(Material provided)
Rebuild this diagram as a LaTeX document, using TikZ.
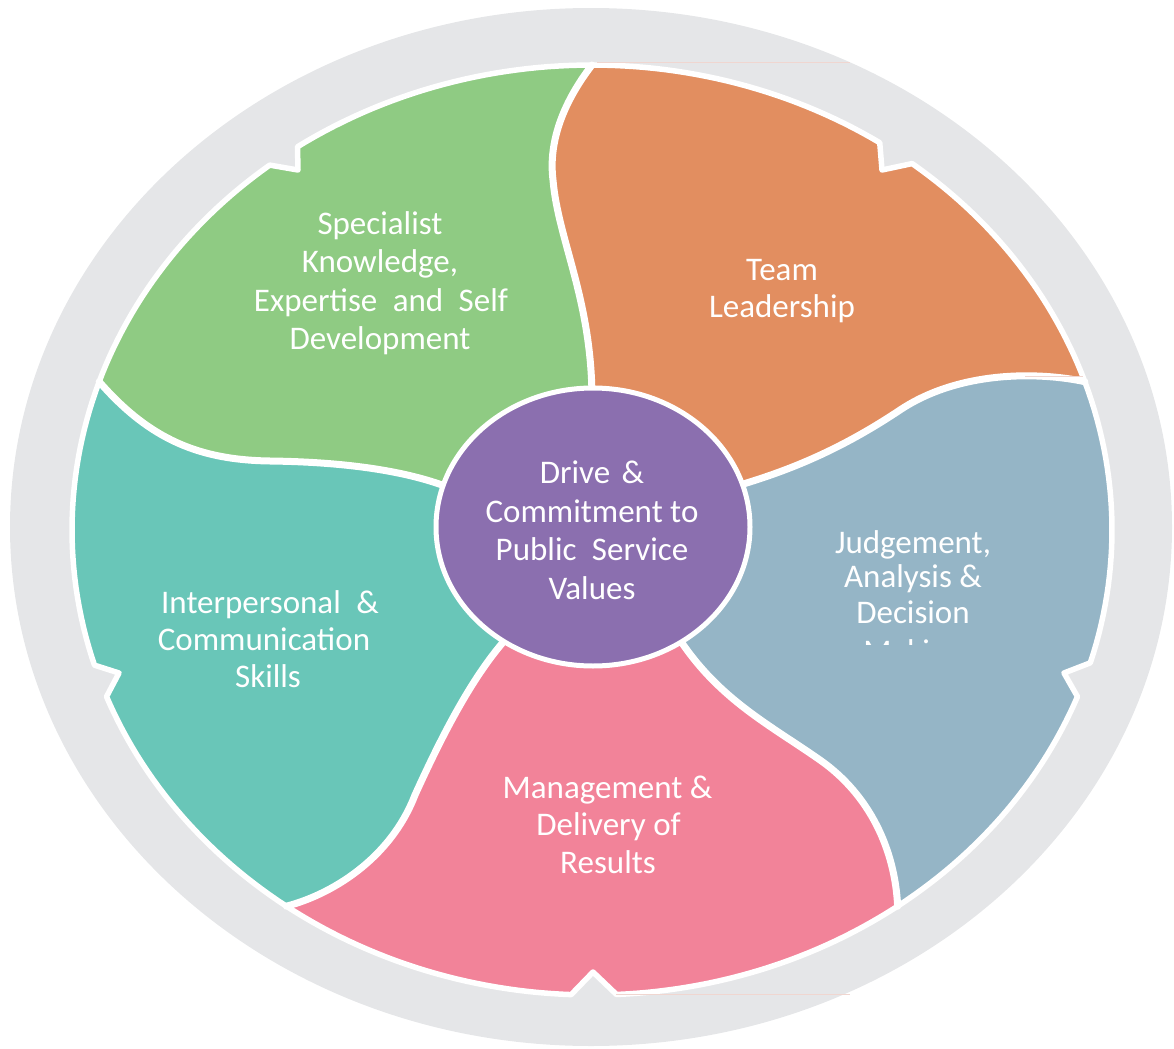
\documentclass[tikz,border=0pt]{standalone}
\usepackage{fontspec}
\setmainfont{Carlito}
\usetikzlibrary{shapes.geometric}
\definecolor{ringgray}{HTML}{E5E6E8}
\definecolor{pgreen}{HTML}{8FCB83}
\definecolor{porange}{HTML}{E28E60}
\definecolor{pblue}{HTML}{95B5C6}
\definecolor{ppink}{HTML}{F28399}
\definecolor{pteal}{HTML}{69C6B8}
\definecolor{ppurple}{HTML}{8B6FAF}
\definecolor{faintline}{HTML}{F0D6D0}
\begin{document}
\begin{tikzpicture}[x=0.5pt,y=-0.5pt,
  petal/.style={draw=white, line width=2.75pt, line join=round},
  seam/.style={draw=white, line width=3.5pt, line cap=round},
  lbl/.style={text=white, font=\fontsize{16.5}{19}\selectfont, anchor=base, inner sep=0pt},
  faint/.style={draw=faintline, line width=0.4pt}]
\useasboundingbox (0,0) rectangle (1174,1049);
% grey ring
\fill[ringgray] (591,527) ellipse [x radius=290.5pt, y radius=259.5pt];
% key points
\coordinate (T) at (592,65);
\coordinate (R) at ({592+520*cos(18.6)},{530-465*sin(18.6)});
\coordinate (BR) at ({592+520*cos(-54)},{530-465*sin(-54)});
\coordinate (BL) at ({592+520*cos(-126)},{530-465*sin(-126)});
\coordinate (L) at ({592+520*cos(161.4)},{530-465*sin(161.4)});
\coordinate (C) at (593,527);
\coordinate (i1) at (592,400);
\coordinate (i2) at (740,485);
\coordinate (i3) at (680,640);
\coordinate (i4) at (505,640);
\coordinate (i5) at (450,488);
% green petal
\filldraw[petal, fill=pgreen]
  plot[domain=90:124.5,samples=30] ({592+520*cos(\x)},{530-465*sin(\x)})
  -- (298,170)
  -- plot[domain=128.3:161.4,samples=30] ({592+520*cos(\x)},{530-465*sin(\x)})
  .. controls (150,440) and (200,460) .. (270,461)
  .. controls (350,462) and (410,472) .. (i5) -- (C) -- (i1)
  .. controls (592,300) and (558,240) .. (553,180)
  .. controls (548,140) and (565,100) .. (T) -- cycle;
% orange petal
\filldraw[petal, fill=porange]
  plot[domain=90:56.4,samples=30] ({592+520*cos(\x)},{530-465*sin(\x)})
  -- (882,170)
  -- plot[domain=52:18.6,samples=30] ({592+520*cos(\x)},{530-465*sin(\x)})
  .. controls (1040,372) and (960,370) .. (900,410)
  .. controls (840,450) and (790,470) .. (i2) -- (C) -- (i1)
  .. controls (592,300) and (558,240) .. (553,180)
  .. controls (548,140) and (565,100) .. (T) -- cycle;
% blue petal
\filldraw[petal, fill=pblue]
  plot[domain=18.6:-16.6,samples=30] ({592+520*cos(\x)},{530-465*sin(\x)})
  -- (1064,673)
  -- plot[domain=-21:-54,samples=30] ({592+520*cos(\x)},{530-465*sin(\x)})
  .. controls (895,850) and (870,795) .. (820,760)
  .. controls (770,725) and (720,700) .. (i3) -- (C) -- (i2)
  .. controls (790,470) and (840,450) .. (900,410)
  .. controls (960,370) and (1040,372) .. (R) -- cycle;
% pink petal
\filldraw[petal, fill=ppink]
  plot[domain=-54:-87.3,samples=30] ({592+520*cos(\x)},{530-465*sin(\x)})
  -- (593,972)
  -- plot[domain=-92.3:-126,samples=30] ({592+520*cos(\x)},{530-465*sin(\x)})
  .. controls (330,895) and (390,860) .. (415,795)
  .. controls (440,740) and (470,680) .. (i4) -- (C) -- (i3)
  .. controls (720,700) and (770,725) .. (820,760)
  .. controls (870,795) and (895,850) .. (BR) -- cycle;
% teal petal
\filldraw[petal, fill=pteal]
  plot[domain=-126:-159,samples=30] ({592+520*cos(\x)},{530-465*sin(\x)})
  -- (119,673)
  -- plot[domain=-163.1:-198.6,samples=30] ({592+520*cos(\x)},{530-465*sin(\x)})
  .. controls (150,440) and (200,460) .. (270,461)
  .. controls (350,462) and (410,472) .. (i5) -- (C) -- (i4)
  .. controls (470,680) and (440,740) .. (415,795)
  .. controls (390,860) and (330,895) .. (BL) -- cycle;
% seams between petals
\draw[seam] (i1) .. controls (592,300) and (558,240) .. (553,180)
  .. controls (548,140) and (565,100) .. (T);
\draw[seam] (R) .. controls (1040,372) and (960,370) .. (900,410)
  .. controls (840,450) and (790,470) .. (i2);
\draw[seam] (i3) .. controls (720,700) and (770,725) .. (820,760)
  .. controls (870,795) and (895,850) .. (BR);
\draw[seam] (i4) .. controls (470,680) and (440,740) .. (415,795)
  .. controls (390,860) and (330,895) .. (BL);
\draw[seam] (L) .. controls (150,440) and (200,460) .. (270,461)
  .. controls (350,462) and (410,472) .. (i5);
% faint artefact lines
\draw[faint] (597,62) -- (850,62);
\draw[faint] (616,994) -- (850,994);
\draw[faint] (1025,376) -- (1083,376);
% centre
\node[ellipse, fill=ppurple, draw=white, line width=2.5pt,
  minimum width=157pt, minimum height=139pt, inner sep=0pt] (core) at (593,527) {};
% labels
\node[lbl] (g1) at (380,234) {Specialist};
\node[lbl] (g2) at (380,272) {Knowledge,};
\node[lbl] (g3) at (381,311) {Expertise\hspace{4pt} and\hspace{4pt} Self};
\node[lbl] (g4) at (380,349) {Development};
\node[lbl] (o1) at (782,280) {Team};
\node[lbl] (o2) at (782,317) {Leadership};
\node[lbl] (c1) at (592,483) {Drive\hspace{2pt} \&};
\node[lbl] (c2) at (592,522) {Commitment to};
\node[lbl] (c3) at (592,560) {Public\hspace{4pt} Service};
\node[lbl] (c4) at (592,599) {Values};
\node[lbl] (b1) at (913,553) {Judgement,};
\node[lbl] (b2) at (913,587) {Analysis \&};
\node[lbl] (b3) at (913,623) {Decision};
\begin{scope}
  \clip (820,600) rectangle (1010,644);
  \node[lbl] (b4) at (913,662) {Making};
\end{scope}
\node[lbl] (t1) at (270,613) {Interpersonal\hspace{4pt} \&};
\node[lbl] (t2) at (264,650) {Communication};
\node[lbl] (t3) at (268,687) {Skills};
\node[lbl] (p1) at (607.5,798) {Management \&};
\node[lbl] (p2) at (608.5,835) {Delivery of};
\node[lbl] (p3) at (608,873) {Results};
\end{tikzpicture}
\end{document}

(Problem requirements) Without including any picture, repeat the data exactly.

(Task output)
Rebuild this diagram as a LaTeX document, using TikZ.
\documentclass[tikz,border=0pt]{standalone}
\usepackage{fontspec}
\setmainfont{Carlito}
\usetikzlibrary{shapes.geometric}
\definecolor{ringgray}{HTML}{E5E6E8}
\definecolor{pgreen}{HTML}{8FCB83}
\definecolor{porange}{HTML}{E28E60}
\definecolor{pblue}{HTML}{95B5C6}
\definecolor{ppink}{HTML}{F28399}
\definecolor{pteal}{HTML}{69C6B8}
\definecolor{ppurple}{HTML}{8B6FAF}
\definecolor{faintline}{HTML}{F0D6D0}
\begin{document}
\begin{tikzpicture}[x=0.5pt,y=-0.5pt,
  petal/.style={draw=white, line width=2.75pt, line join=round},
  seam/.style={draw=white, line width=3.5pt, line cap=round},
  lbl/.style={text=white, font=\fontsize{16.5}{19}\selectfont, anchor=base, inner sep=0pt},
  faint/.style={draw=faintline, line width=0.4pt}]
\useasboundingbox (0,0) rectangle (1174,1049);
% grey ring
\fill[ringgray] (591,527) ellipse [x radius=290.5pt, y radius=259.5pt];
% key points
\coordinate (T) at (592,65);
\coordinate (R) at ({592+520*cos(18.6)},{530-465*sin(18.6)});
\coordinate (BR) at ({592+520*cos(-54)},{530-465*sin(-54)});
\coordinate (BL) at ({592+520*cos(-126)},{530-465*sin(-126)});
\coordinate (L) at ({592+520*cos(161.4)},{530-465*sin(161.4)});
\coordinate (C) at (593,527);
\coordinate (i1) at (592,400);
\coordinate (i2) at (740,485);
\coordinate (i3) at (680,640);
\coordinate (i4) at (505,640);
\coordinate (i5) at (450,488);
% green petal
\filldraw[petal, fill=pgreen]
  plot[domain=90:124.5,samples=30] ({592+520*cos(\x)},{530-465*sin(\x)})
  -- (298,170)
  -- plot[domain=128.3:161.4,samples=30] ({592+520*cos(\x)},{530-465*sin(\x)})
  .. controls (150,440) and (200,460) .. (270,461)
  .. controls (350,462) and (410,472) .. (i5) -- (C) -- (i1)
  .. controls (592,300) and (558,240) .. (553,180)
  .. controls (548,140) and (565,100) .. (T) -- cycle;
% orange petal
\filldraw[petal, fill=porange]
  plot[domain=90:56.4,samples=30] ({592+520*cos(\x)},{530-465*sin(\x)})
  -- (882,170)
  -- plot[domain=52:18.6,samples=30] ({592+520*cos(\x)},{530-465*sin(\x)})
  .. controls (1040,372) and (960,370) .. (900,410)
  .. controls (840,450) and (790,470) .. (i2) -- (C) -- (i1)
  .. controls (592,300) and (558,240) .. (553,180)
  .. controls (548,140) and (565,100) .. (T) -- cycle;
% blue petal
\filldraw[petal, fill=pblue]
  plot[domain=18.6:-16.6,samples=30] ({592+520*cos(\x)},{530-465*sin(\x)})
  -- (1064,673)
  -- plot[domain=-21:-54,samples=30] ({592+520*cos(\x)},{530-465*sin(\x)})
  .. controls (895,850) and (870,795) .. (820,760)
  .. controls (770,725) and (720,700) .. (i3) -- (C) -- (i2)
  .. controls (790,470) and (840,450) .. (900,410)
  .. controls (960,370) and (1040,372) .. (R) -- cycle;
% pink petal
\filldraw[petal, fill=ppink]
  plot[domain=-54:-87.3,samples=30] ({592+520*cos(\x)},{530-465*sin(\x)})
  -- (593,972)
  -- plot[domain=-92.3:-126,samples=30] ({592+520*cos(\x)},{530-465*sin(\x)})
  .. controls (330,895) and (390,860) .. (415,795)
  .. controls (440,740) and (470,680) .. (i4) -- (C) -- (i3)
  .. controls (720,700) and (770,725) .. (820,760)
  .. controls (870,795) and (895,850) .. (BR) -- cycle;
% teal petal
\filldraw[petal, fill=pteal]
  plot[domain=-126:-159,samples=30] ({592+520*cos(\x)},{530-465*sin(\x)})
  -- (119,673)
  -- plot[domain=-163.1:-198.6,samples=30] ({592+520*cos(\x)},{530-465*sin(\x)})
  .. controls (150,440) and (200,460) .. (270,461)
  .. controls (350,462) and (410,472) .. (i5) -- (C) -- (i4)
  .. controls (470,680) and (440,740) .. (415,795)
  .. controls (390,860) and (330,895) .. (BL) -- cycle;
% seams between petals
\draw[seam] (i1) .. controls (592,300) and (558,240) .. (553,180)
  .. controls (548,140) and (565,100) .. (T);
\draw[seam] (R) .. controls (1040,372) and (960,370) .. (900,410)
  .. controls (840,450) and (790,470) .. (i2);
\draw[seam] (i3) .. controls (720,700) and (770,725) .. (820,760)
  .. controls (870,795) and (895,850) .. (BR);
\draw[seam] (i4) .. controls (470,680) and (440,740) .. (415,795)
  .. controls (390,860) and (330,895) .. (BL);
\draw[seam] (L) .. controls (150,440) and (200,460) .. (270,461)
  .. controls (350,462) and (410,472) .. (i5);
% faint artefact lines
\draw[faint] (597,62) -- (850,62);
\draw[faint] (616,994) -- (850,994);
\draw[faint] (1025,376) -- (1083,376);
% centre
\node[ellipse, fill=ppurple, draw=white, line width=2.5pt,
  minimum width=157pt, minimum height=139pt, inner sep=0pt] (core) at (593,527) {};
% labels
\node[lbl] (g1) at (380,234) {Specialist};
\node[lbl] (g2) at (380,272) {Knowledge,};
\node[lbl] (g3) at (381,311) {Expertise\hspace{4pt} and\hspace{4pt} Self};
\node[lbl] (g4) at (380,349) {Development};
\node[lbl] (o1) at (782,280) {Team};
\node[lbl] (o2) at (782,317) {Leadership};
\node[lbl] (c1) at (592,483) {Drive\hspace{2pt} \&};
\node[lbl] (c2) at (592,522) {Commitment to};
\node[lbl] (c3) at (592,560) {Public\hspace{4pt} Service};
\node[lbl] (c4) at (592,599) {Values};
\node[lbl] (b1) at (913,553) {Judgement,};
\node[lbl] (b2) at (913,587) {Analysis \&};
\node[lbl] (b3) at (913,623) {Decision};
\begin{scope}
  \clip (820,600) rectangle (1010,644);
  \node[lbl] (b4) at (913,662) {Making};
\end{scope}
\node[lbl] (t1) at (270,613) {Interpersonal\hspace{4pt} \&};
\node[lbl] (t2) at (264,650) {Communication};
\node[lbl] (t3) at (268,687) {Skills};
\node[lbl] (p1) at (607.5,798) {Management \&};
\node[lbl] (p2) at (608.5,835) {Delivery of};
\node[lbl] (p3) at (608,873) {Results};
\end{tikzpicture}
\end{document}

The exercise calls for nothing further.